Kasus Korupsi Kuota Haji: KPK Periksa Nama-Nama dari PBNU, Jejak Uang Rp1 Triliun Diburu Jumat, 12/09/2025 | 09:24
Riau12.com-JAKARTA – Kasus dugaan korupsi kuota haji tahun 2023–2025 terus bergulir. Komisi Pemberantasan Korupsi (KPK) kini menelusuri dugaan aliran dana jumbo hingga Rp1 triliun yang disebut-sebut mengalir ke sejumlah pihak, termasuk organisasi keagamaan besar, Pengurus Besar Nahdlatul Ulama (PBNU).

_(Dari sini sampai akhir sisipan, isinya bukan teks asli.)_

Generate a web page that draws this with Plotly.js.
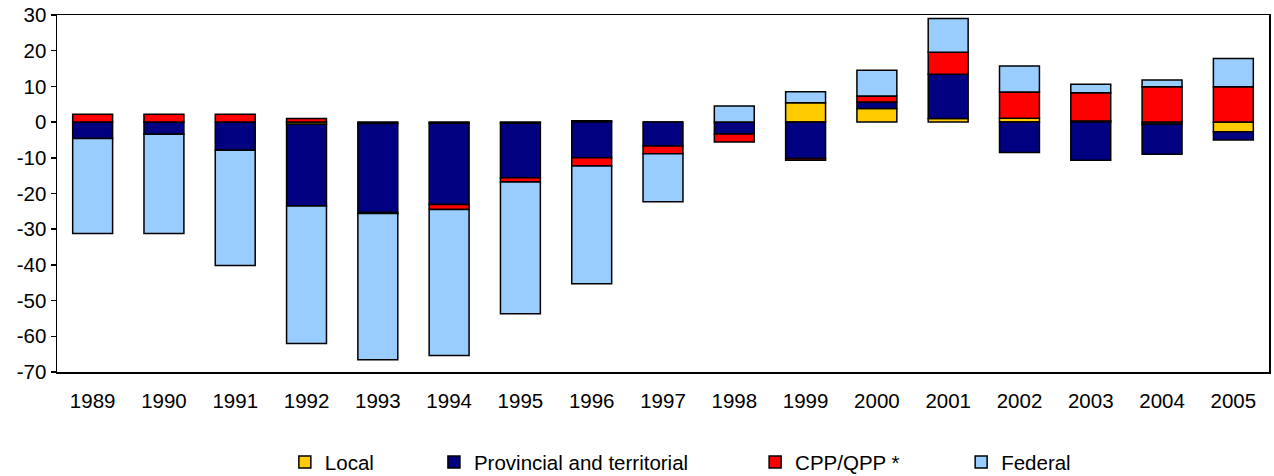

Plt Deputi Penindakan dan Eksekusi KPK, Asep Guntur Rahayu, menegaskan pihaknya menerapkan metode follow the money untuk memastikan kemana dana hasil korupsi itu mengalir.
“Kita tidak mendiskreditkan siapapun, termasuk organisasi keagamaan. Tapi setiap rupiah harus ditelusuri untuk kebutuhan asset recovery,” ujar Asep, Kamis (11/9/2025).
Menurut Asep, penelusuran ke organisasi keagamaan menjadi relevan karena kasus ini menyangkut penyelenggaraan ibadah haji, yang erat kaitannya dengan umat Islam dan institusi keagamaan.
Sejumlah nama dari PBNU dan organisasi terkait sudah dipanggil penyidik KPK, di antaranya Syaiful Bahri (staf PBNU), Ishfah Abidal Aziz alias Gus Alex (mantan staf khusus Menteri Agama sekaligus Ketua PBNU Yaqut Cholil Qoumas), serta Syarif Hamzah Asyathry (Wasekjen PP GP Ansor).
Selain pemeriksaan saksi, KPK juga telah melakukan penggeledahan di kantor Kementerian Agama, rumah pihak terkait, serta sejumlah biro perjalanan haji swasta. Dari serangkaian langkah itu, KPK menduga kerugian negara akibat kasus ini sudah melampaui Rp1 triliun.
Masalah utama yang diungkap KPK terletak pada pembagian kuota tambahan 20 ribu jamaah yang diberikan oleh Pemerintah Arab Saudi. Berdasarkan ketentuan UU Nomor 8 Tahun 2019, seharusnya 92 persen kuota diberikan untuk haji reguler dan 8 persen untuk haji khusus. Namun, praktik di lapangan justru menyimpang: 10 ribu dialokasikan ke haji reguler dan 10 ribu lainnya ke haji khusus.
Untuk melacak arus dana, KPK mendapat dukungan dari Pusat Pelaporan dan Analisis Transaksi Keuangan (PPATK). Lembaga itu diharapkan mampu membuka jalur transaksi keuangan yang diduga dipakai untuk menyalurkan hasil korupsi.
“Tujuan akhirnya jelas: mengembalikan uang negara yang telah dicuri,” tegas Asep.
Dengan semakin banyak fakta yang terungkap, kasus korupsi kuota haji ini diprediksi bakal menjadi salah satu perkara besar yang menguji integritas penyelenggaraan ibadah haji di Indonesia.